* Begin Dataset content *

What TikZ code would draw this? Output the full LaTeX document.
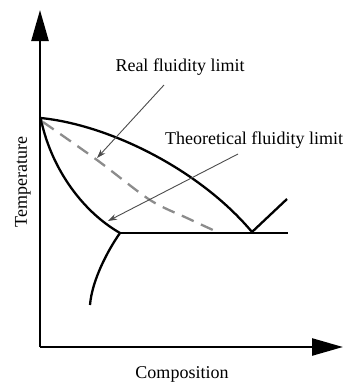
\documentclass[tikz,border=0pt]{standalone}
\usepackage{fontspec}
\setmainfont{Liberation Serif}
\usetikzlibrary{arrows.meta}
\tikzset{
  axis/.style={line width=2.5pt,-{Triangle[length=31pt,width=17pt]}},
  phase/.style={line width=2.3pt,line join=round},
  fluid/.style={line width=2.3pt,color=black!45,dash pattern=on 13pt off 8pt},
  pointer/.style={line width=0.9pt,color=black!70,-{Stealth[length=9pt,width=6pt]}},
  label/.style={font=\fontsize{18}{20}\selectfont,inner sep=0pt}
}
\begin{document}
\begin{tikzpicture}[x=1pt,y=-1pt]
\useasboundingbox (0,0) rectangle (346,383);
\fill[white] (0,0) rectangle (346,383);
% key points
\coordinate (O) at (40,347);
\coordinate (Ytip) at (40,10);
\coordinate (Xtip) at (343,347);
\coordinate (A) at (40.7,118);
\coordinate (E) at (252,232);
\coordinate (S) at (120,233);
\coordinate (Eend) at (288,233);
\coordinate (R) at (287,199);
\coordinate (V) at (90,305);
% axes
\draw[axis] (O) -- (Ytip);
\draw[axis] (O) -- (Xtip);
% liquidus
\draw[phase] (A) .. controls (110,125) and (200,170) .. (E);
% solidus
\draw[phase] (A) .. controls (50,165) and (80,210) .. (S);
% eutectic line
\draw[phase] (S) -- (Eend);
% right liquidus
\draw[phase] (E) -- (R);
% solvus
\draw[phase] (S) .. controls (108,250) and (92,280) .. (V);
% dashed real fluidity
\draw[fluid] plot[smooth] coordinates {(43,122) (97,160) (150,200) (187,218) (213,230)};
% labels
\node[label] (real) at (180,67) {Real fluidity limit};
\node[label] (theo) at (254,140) {Theoretical fluidity limit};
\node[label,rotate=90] (temp) at (23,182) {Temperature};
\node[label] (comp) at (182,374) {Composition};
% pointers
\coordinate (r1) at (164,85);
\coordinate (r2) at (97,158);
\coordinate (t1) at (238,154);
\coordinate (t2) at (108,221);
\draw[pointer] (r1) -- (r2);
\draw[pointer] (t1) -- (t2);
\end{tikzpicture}
\end{document}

* End Dataset content *

The task:
List every line above that contains the word "draw".

Exercise output:
What TikZ code would draw this? Output the full LaTeX document.
\draw[axis] (O) -- (Ytip);
\draw[axis] (O) -- (Xtip);
\draw[phase] (A) .. controls (110,125) and (200,170) .. (E);
\draw[phase] (A) .. controls (50,165) and (80,210) .. (S);
\draw[phase] (S) -- (Eend);
\draw[phase] (E) -- (R);
\draw[phase] (S) .. controls (108,250) and (92,280) .. (V);
\draw[fluid] plot[smooth] coordinates {(43,122) (97,160) (150,200) (187,218) (213,230)};
\draw[pointer] (r1) -- (r2);
\draw[pointer] (t1) -- (t2);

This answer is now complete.